Mount Geikie, pronounced like "geeky", is a 3,298-metre (10,820-foot) mountain summit located in Mount Robson Provincial Park in British Columbia, Canada. Situated 28 km (17 mi) southwest of Jasper near the Tonquin Valley, Mount Geikie is the highest peak of The Ramparts in the Canadian Rockies, one of the most beautiful mountain meccas in the world. Its nearest higher peak is Mount Fraser, 8.0 km (5.0 mi) to the southeast, and the Continental Divide lies 3.0 km (1.9 mi) to the east. Mount Geikie is composed of quartzite of the Cambrian period. This rock was pushed east and over the top of younger rock during the Laramide orogeny. The vertical wall of its north face is over 1,500-metre (4,900-foot) high, and has been compared to the other great north faces of the Canadian Rockies such as North Twin, Alberta, and Kitchener.

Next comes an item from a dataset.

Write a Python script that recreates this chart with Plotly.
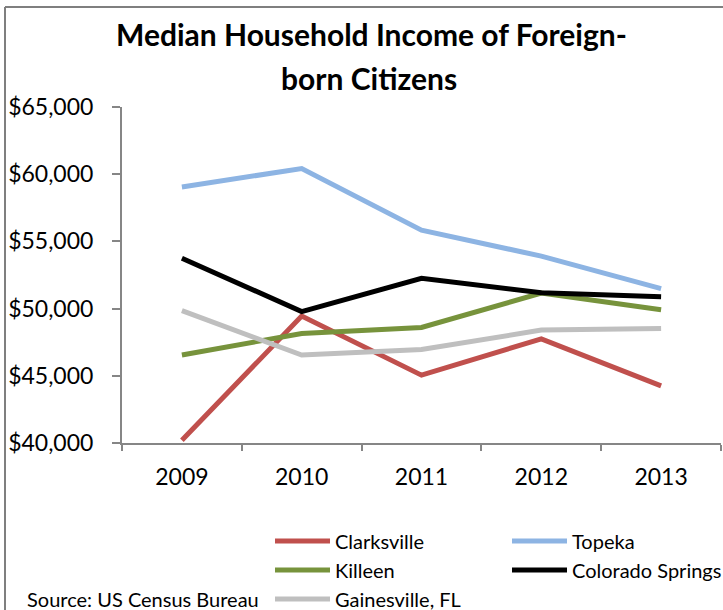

Mount Geikie was named in 1898 by J. E. McEvoy of the Geological Survey of Canada for Scottish geologist Sir Archibald Geikie (1835–1924), who was the director-general of the British Geological Survey from 1882 to 1901. The mountain was labelled on Arthur O. Wheeler's 1911 topographic map of the Mount Robson area. The mountain's name was officially adopted in 1951 when approved by the Geographical Names Board of Canada.


The first ascent of Mount Geikie was made in 1924 by Val Fynn, M.D. Geddes, and Cyril G. Wates via a southwest route. The first ascent of the north face was accomplished in 1967 by John Hudson and Royal Robbins (class 5.9). Other routes on the north face include the Lowe/Hannibal (class 5.10b) in 1979 by George Lowe and Dean Hannibal, Hesse-Shilling (5.10) by Mark Hesse and Brad Shilling in August 1994, and Honky Tonquin (VI+ 5.10 A3) by Seth Shaw and Scott Simper in July 1999. The first solo ascent of the north face was made in August 2017 by Tony McLane of Canada. The normal climbing route is the Southeast Face (IV, 5.5).


Based on the Köppen climate classification, Mount Geikie is located in a subarctic climate zone with cold, snowy winters, and mild summers. Temperatures can drop below -20 °C with wind chill factors below -30 °C. In terms of favorable weather, July and August present the best months for climbing. However, these months coincide with mosquito season, which requires effective defenses for the days-long approach to reach the mountain. Precipitation runoff from Mount Geikie drains into Geikie Creek and Tonquin Creek, both tributaries and headwaters of the Fraser River.